Extract the lines of the material below, beginning with the first and ending with the line that holds "y(d)).attr('y2', (d) => y(d));". Skip every picture.
________________
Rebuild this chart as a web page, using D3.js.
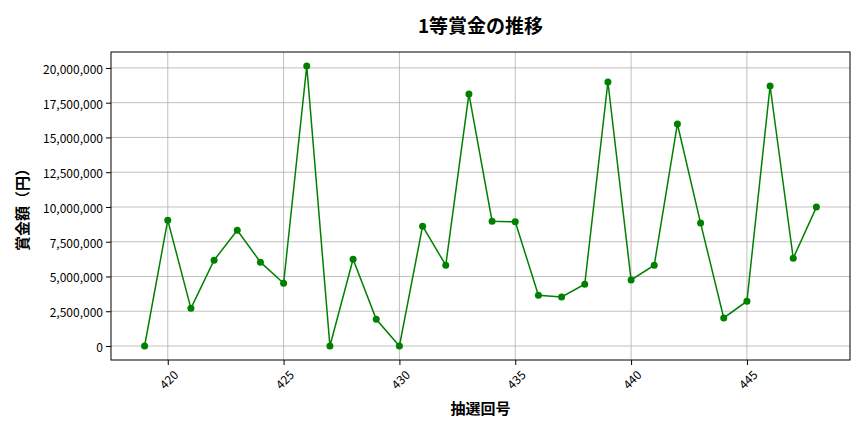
<!DOCTYPE html>
<html>
<head>
<meta charset="utf-8">
<script src="https://cdn.jsdelivr.net/npm/d3@7"></script>
<style>
  html, body { margin: 0; padding: 0; background: #fff; }
  svg { display: block; font-family: "Noto Sans CJK JP", "Noto Sans", sans-serif; }
  .grid line { stroke: #b0b0b0; stroke-width: 0.8; }
  .axis path, .axis line { stroke: #000; }
  .axis text { font-size: 12px; fill: #000; font-family: "Noto Sans CJK JP", "Noto Sans", sans-serif; }
</style>
</head>
<body>
<svg id="chart" width="864" height="432"></svg>
<script>
// draw numbers and 1st prize amounts (yen)
const draws = [419, 420, 421, 422, 423, 424, 425, 426, 427, 428, 429, 430, 431, 432, 433,
  434, 435, 436, 437, 438, 439, 440, 441, 442, 443, 444, 445, 446, 447, 448];
const prizes = [0, 9050000, 2710000, 6170000, 8330000, 6030000, 4510000, 20140000, 0, 6240000,
  1920000, 0, 8620000, 5810000, 18130000, 8980000, 8930000, 3650000, 3530000, 4440000,
  18990000, 4750000, 5810000, 15970000, 8840000, 2020000, 3220000, 18700000, 6310000, 9990000];
const xTicks = [420, 425, 430, 435, 440, 445];
const yTicks = [0, 2500000, 5000000, 7500000, 10000000, 12500000, 15000000, 17500000, 20000000];

const title = '1等賞金の推移';
const xLabel = '抽選回号';
const yLabel = '賞金額（円）';

const m = { top: 52, right: 14, bottom: 72, left: 111 };
const W = 864, H = 432;
const iw = W - m.left - m.right;
const ih = H - m.top - m.bottom;

const svg = d3.select('#chart');
const g = svg.append('g').attr('transform', `translate(${m.left},${m.top})`);

// matplotlib-style 5% margins
const xMin = d3.min(draws), xMax = d3.max(draws);
const xPad = (xMax - xMin) * 0.05;
const x = d3.scaleLinear().domain([xMin - xPad, xMax + xPad]).range([0, iw]);
const yMax = d3.max(prizes);
const yPad = yMax * 0.05;
const y = d3.scaleLinear().domain([-yPad, yMax + yPad]).range([ih, 0]);

// grid
g.append('g').attr('class', 'grid')
  .selectAll('line.v').data(xTicks).join('line')
  .attr('x1', (d) => x(d)).attr('x2', (d) => x(d)).attr('y1', 0).attr('y2', ih);
g.append('g').attr('class', 'grid')
  .selectAll('line.h').data(yTicks).join('line')
  .attr('x1', 0).attr('x2', iw).attr('y1', (d) => y(d)).attr('y2', (d) => y(d));

// axes
const fmt = d3.format(',');
const xa = g.append('g').attr('class', 'axis').attr('transform', `translate(0,${ih})`)
  .call(d3.axisBottom(x).tickValues(xTicks).tickSize(5).tickSizeOuter(0).tickFormat(d3.format('d')));
xa.attr('font-family', null).attr('font-size', null);
xa.selectAll('text')
  .attr('text-anchor', 'middle')
  .attr('dy', null)
  .attr('y', 19)
  .attr('dominant-baseline', 'central')
  .attr('transform', 'rotate(-45 0 19)');
xa.select('.domain').remove();

const ya = g.append('g').attr('class', 'axis')
  .call(d3.axisLeft(y).tickValues(yTicks).tickSize(5).tickSizeOuter(0).tickFormat(fmt));
ya.attr('font-family', null).attr('font-size', null);
ya.selectAll('text').attr('x', -8).attr('dy', null).attr('dominant-baseline', 'central');
ya.select('.domain').remove();

// frame
g.append('rect').attr('width', iw).attr('height', ih)
  .attr('fill', 'none').attr('stroke', '#000').attr('stroke-width', 1);

// line + markers
const pts = draws.map((d, i) => [d, prizes[i]]);
g.append('path').datum(pts)
  .attr('fill', 'none').attr('stroke', 'green').attr('stroke-width', 1.5)
  .attr('d', d3.line().x((d) => x(d[0])).y((d) => y(d[1])));
g.append('g').selectAll('circle').data(pts).join('circle')
  .attr('cx', (d) => x(d[0])).attr('cy', (d) => y(d[1])).attr('r', 3.5)
  .attr('fill', 'green');

// text
svg.append('text').attr('x', m.left + iw / 2).attr('y', 24)
  .attr('text-anchor', 'middle').attr('dominant-baseline', 'central')
  .attr('font-size', 19).attr('font-weight', 'bold').text(title);
svg.append('text').attr('x', m.left + iw / 2).attr('y', 407)
  .attr('text-anchor', 'middle').attr('dominant-baseline', 'central')
  .attr('font-size', 15).attr('font-weight', 'bold').text(xLabel);
svg.append('text').attr('transform', `translate(21,${m.top + ih / 2}) rotate(-90)`)
  .attr('text-anchor', 'middle').attr('dominant-baseline', 'central')
  .attr('font-size', 15).attr('font-weight', 'bold').text(yLabel);
</script>
</body>
</html>
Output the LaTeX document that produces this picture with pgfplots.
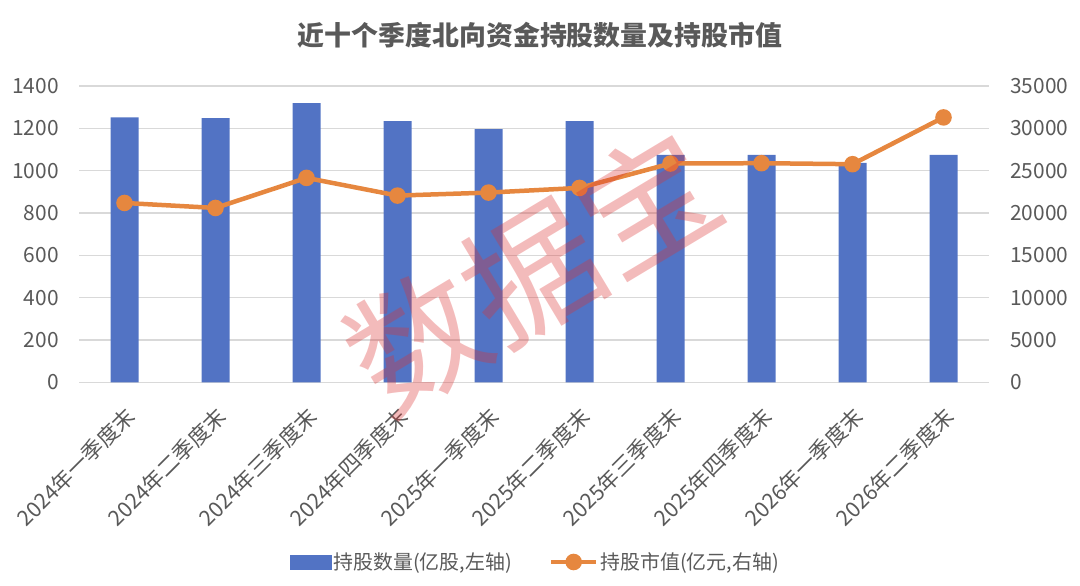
\documentclass[border=0pt]{standalone}
\usepackage{fontspec}
\setmainfont{Noto Sans CJK SC}
\usepackage{pgfplots}
\pgfplotsset{compat=1.18}
\definecolor{barblue}{HTML}{5273C4}
\definecolor{lineor}{HTML}{E6873F}
\definecolor{txt}{HTML}{595959}
\definecolor{grd}{HTML}{D9D9D9}
\definecolor{wm}{RGB}{220,50,50}
\begin{document}
\begin{tikzpicture}[x=1bp,y=1bp]
\path[use as bounding box] (0,0) rectangle (1080,586);
\begin{axis}[
  at={(79bp,203.7bp)}, anchor=south west, scale only axis,
  width=910bp, height=296.3bp,
  xmin=-0.5, xmax=9.5, ymin=0, ymax=1400,
  ybar, bar width=28bp,
  ytick={0,200,...,1400},
  xtick={0,...,9},
  xticklabels={2024年一季度末,2024年二季度末,2024年三季度末,2024年四季度末,2025年一季度末,2025年二季度末,2025年三季度末,2025年四季度末,2026年一季度末,2026年二季度末},
  ymajorgrids, grid style={grd, line width=1.3bp},
  axis line style={draw=none},
  major tick length=0pt,
  ytick pos=left,
  /pgf/number format/assume math mode=true,
  /pgf/number format/1000 sep={},
  yticklabel style={font=\fontsize{21}{24}\selectfont, text=txt, inner sep=0pt, anchor=east, xshift=-20bp},
  xticklabel style={font=\fontsize{21.5}{24}\selectfont, text=txt, inner sep=0pt, anchor=north east, xshift=-1bp, yshift=-23bp, rotate=45},
]
\addplot[fill=barblue, draw=none] coordinates {(0,1252) (1,1248) (2,1319) (3,1234) (4,1196) (5,1234) (6,1075) (7,1075) (8,1037) (9,1075)};
\end{axis}
\begin{axis}[
  at={(79bp,203.7bp)}, anchor=south west, scale only axis,
  width=910bp, height=296.3bp,
  xmin=-0.5, xmax=9.5, ymin=0, ymax=35000,
  ytick={0,5000,...,35000},
  xtick=\empty,
  axis line style={draw=none},
  major tick length=0pt,
  ytick pos=right,
  scaled y ticks=false,
  /pgf/number format/assume math mode=true,
  /pgf/number format/1000 sep={},
  yticklabel style={font=\fontsize{21}{24}\selectfont, text=txt, inner sep=0pt, anchor=west, xshift=21bp},
  legend style={at={(0.5016,-0.6065)}, anchor=center, draw=none, fill=none,
    font=\fontsize{20}{22}\selectfont, text=txt, inner sep=0pt,
    nodes={inner sep=2bp},
    /tikz/every even column/.append style={column sep=35bp}},
  legend columns=2,
]
\addlegendimage{legend image code/.code={\fill[barblue] (0bp,-7bp) rectangle (41bp,7bp);}}
\addlegendentry{持股数量(亿股,左轴)}
\addplot[color=lineor, line width=4.5bp, mark=*, mark size=6bp,
  mark options={solid, fill=lineor, draw=none},
  legend image code/.code={\draw[lineor, line width=4.5bp] (0bp,0bp) -- (45bp,0bp); \fill[lineor] (22.5bp,0bp) circle (6bp);}]
  coordinates {(0,21184) (1,20592) (2,24145) (3,22053) (4,22408) (5,22961) (6,25842) (7,25882) (8,25763) (9,31289)};
\addlegendentry{持股市值(亿元,右轴)}
\end{axis}
\node[font=\fontsize{27}{30}\selectfont\bfseries, text=txt] at (540,551) {近十个季度北向资金持股数量及持股市值};
\node[rotate=31, font=\fontsize{135}{140}\selectfont, text=wm, opacity=0.33] at (532,314) {数据宝};
\end{tikzpicture}
\end{document}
________________
• Task response:
Rebuild this chart as a web page, using D3.js.
<!DOCTYPE html>
<html>
<head>
<meta charset="utf-8">
<script src="https://cdn.jsdelivr.net/npm/d3@7"></script>
<style>
  html, body { margin: 0; padding: 0; background: #fff; }
  svg { display: block; font-family: "Noto Sans CJK JP", "Noto Sans", sans-serif; }
  .grid line { stroke: #b0b0b0; stroke-width: 0.8; }
  .axis path, .axis line { stroke: #000; }
  .axis text { font-size: 12px; fill: #000; font-family: "Noto Sans CJK JP", "Noto Sans", sans-serif; }
</style>
</head>
<body>
<svg id="chart" width="864" height="432"></svg>
<script>
// draw numbers and 1st prize amounts (yen)
const draws = [419, 420, 421, 422, 423, 424, 425, 426, 427, 428, 429, 430, 431, 432, 433,
  434, 435, 436, 437, 438, 439, 440, 441, 442, 443, 444, 445, 446, 447, 448];
const prizes = [0, 9050000, 2710000, 6170000, 8330000, 6030000, 4510000, 20140000, 0, 6240000,
  1920000, 0, 8620000, 5810000, 18130000, 8980000, 8930000, 3650000, 3530000, 4440000,
  18990000, 4750000, 5810000, 15970000, 8840000, 2020000, 3220000, 18700000, 6310000, 9990000];
const xTicks = [420, 425, 430, 435, 440, 445];
const yTicks = [0, 2500000, 5000000, 7500000, 10000000, 12500000, 15000000, 17500000, 20000000];

const title = '1等賞金の推移';
const xLabel = '抽選回号';
const yLabel = '賞金額（円）';

const m = { top: 52, right: 14, bottom: 72, left: 111 };
const W = 864, H = 432;
const iw = W - m.left - m.right;
const ih = H - m.top - m.bottom;

const svg = d3.select('#chart');
const g = svg.append('g').attr('transform', `translate(${m.left},${m.top})`);

// matplotlib-style 5% margins
const xMin = d3.min(draws), xMax = d3.max(draws);
const xPad = (xMax - xMin) * 0.05;
const x = d3.scaleLinear().domain([xMin - xPad, xMax + xPad]).range([0, iw]);
const yMax = d3.max(prizes);
const yPad = yMax * 0.05;
const y = d3.scaleLinear().domain([-yPad, yMax + yPad]).range([ih, 0]);

// grid
g.append('g').attr('class', 'grid')
  .selectAll('line.v').data(xTicks).join('line')
  .attr('x1', (d) => x(d)).attr('x2', (d) => x(d)).attr('y1', 0).attr('y2', ih);
g.append('g').attr('class', 'grid')
  .selectAll('line.h').data(yTicks).join('line')
  .attr('x1', 0).attr('x2', iw).attr('y1', (d) => y(d)).attr('y2', (d) => y(d));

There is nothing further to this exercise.